Unlikely to happen, says Lindsay Corby, who runs a coffee palate training course at William Angliss Institute’s Coffee Academy. “Coffee is not going to replace wine at the dinner table,” he says.

A master of wine and wine appreciation at La Trobe University and a winemaker at Bianchet Winery in the Yarra Valley, Corby turned his tasting skills to coffee about three years ago, and uses wine glasses for some coffee tasting because they are better at concentrating aromas.

Corby sees parallels between the wine and coffee stories. Our knowledge of wine varietals and regions has grown enormously in the past three decades whereas our interest in coffee regions is just developing.

In some ways, Corby believes, coffee tasting is a simpler skill, and he spends one day teaching it, while his wine course is three days.

He can taste 120 to 150 wines in a six-hour session but recently discovered he couldn’t taste more than 16 coffees in a 3?-hour period.

He was bouncing off the walls after 10 coffees and could not focus despite spitting out the coffee after each tasting.

David Clarke, head sommelier at restaurant Vue de Monde has a different take on coffee.

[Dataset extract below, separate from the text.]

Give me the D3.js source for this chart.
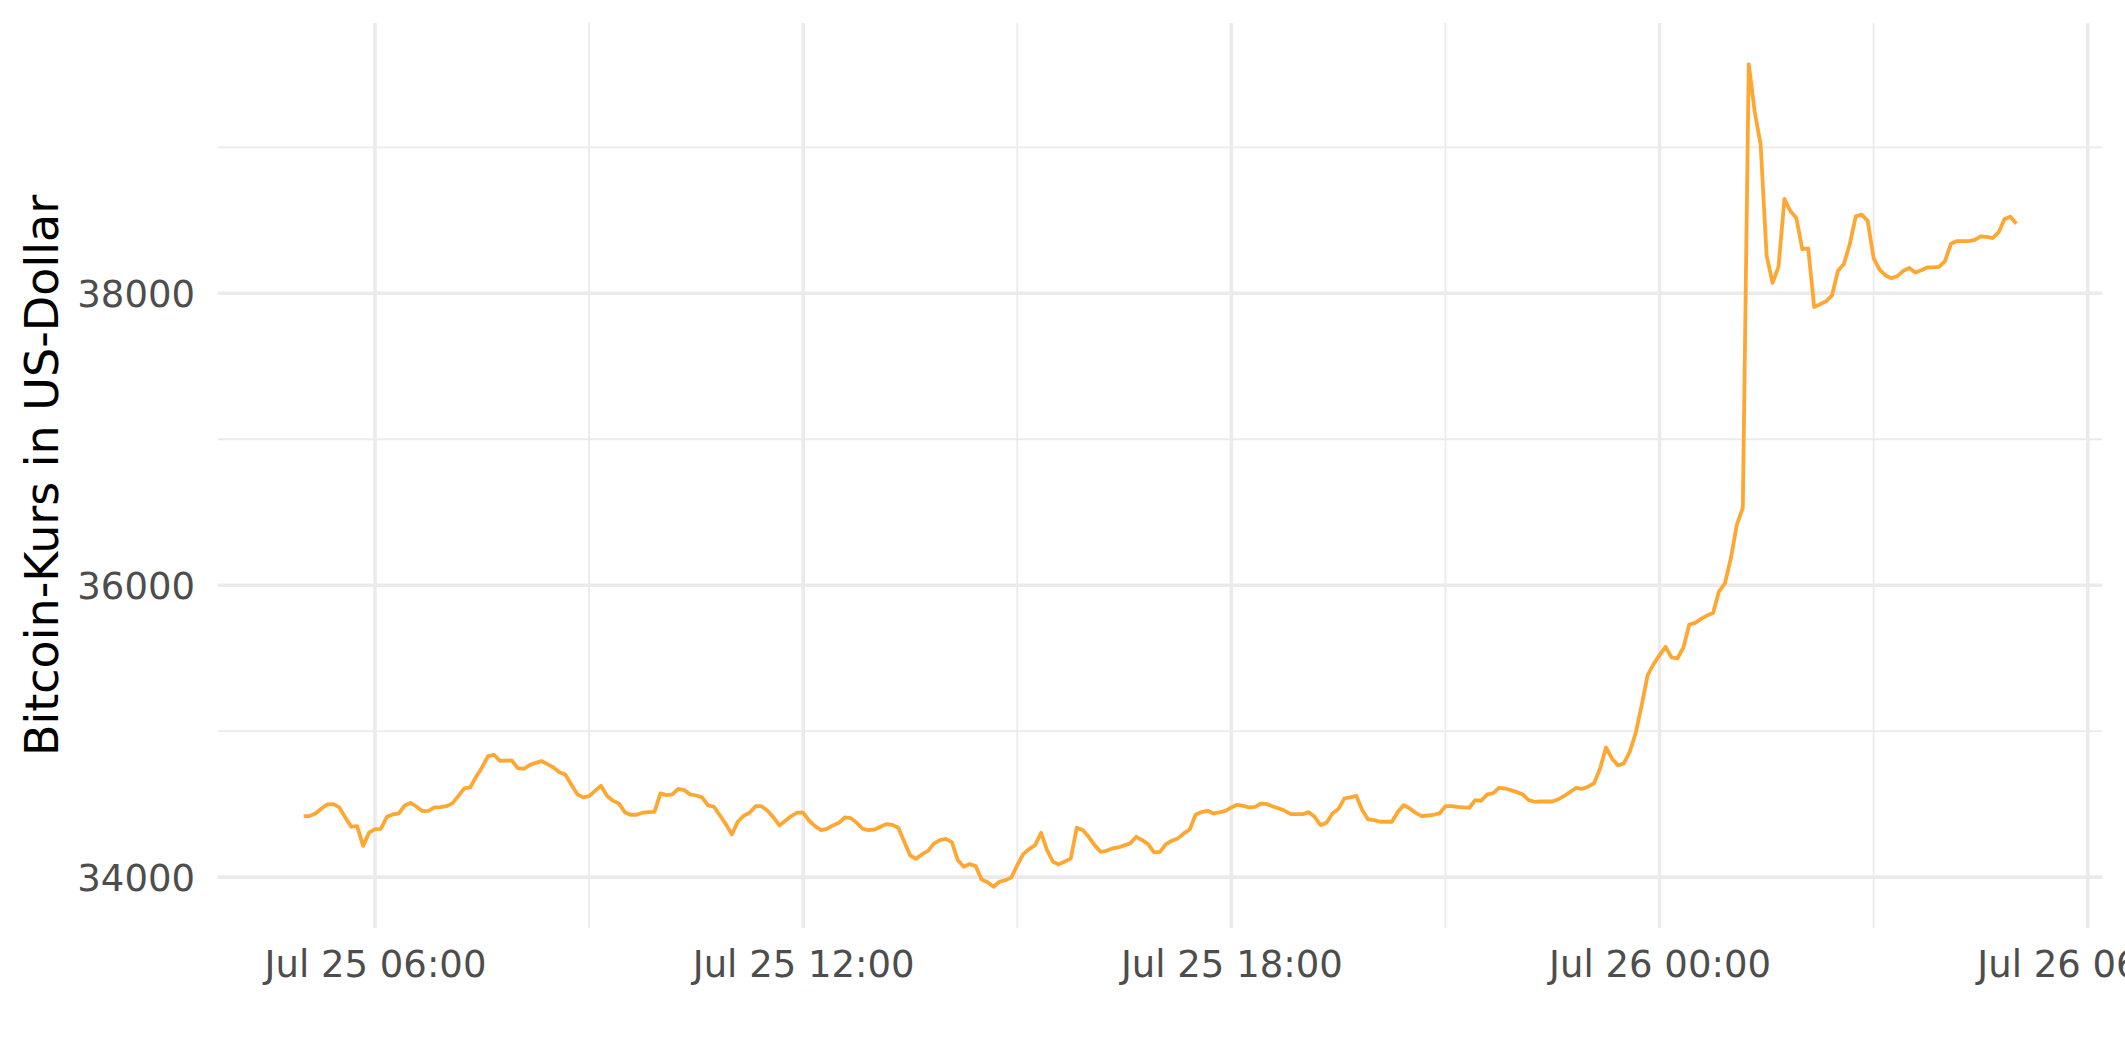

“Maybe it’s the new tea! People generally understand that origin and variety of tea is important and they are now realising that the same is true for coffee,” Clarke says. “Wine is more seasonal. You can open 20 vintages of the same wine from the same vineyard and compare; you can’t do that with coffee or tea.”

“There are parallels with the journey that wine has gone through,” says Fleur Studd of Market Lane Coffee.

“A few decades ago, people would order a bottle of French wine that was a blend and have no idea which vineyard it came from.”

Studd says the same revolution is happening with coffee as people discover single origins, provenance, and roasting and brewing differences.

Her colleague Jason Scheltus says coffee will never replace wine because wine goes better with food and works better in social situations.

“I see coffee degustations as a good tool to enhance people’s understanding of coffee as a culinary object,” he says.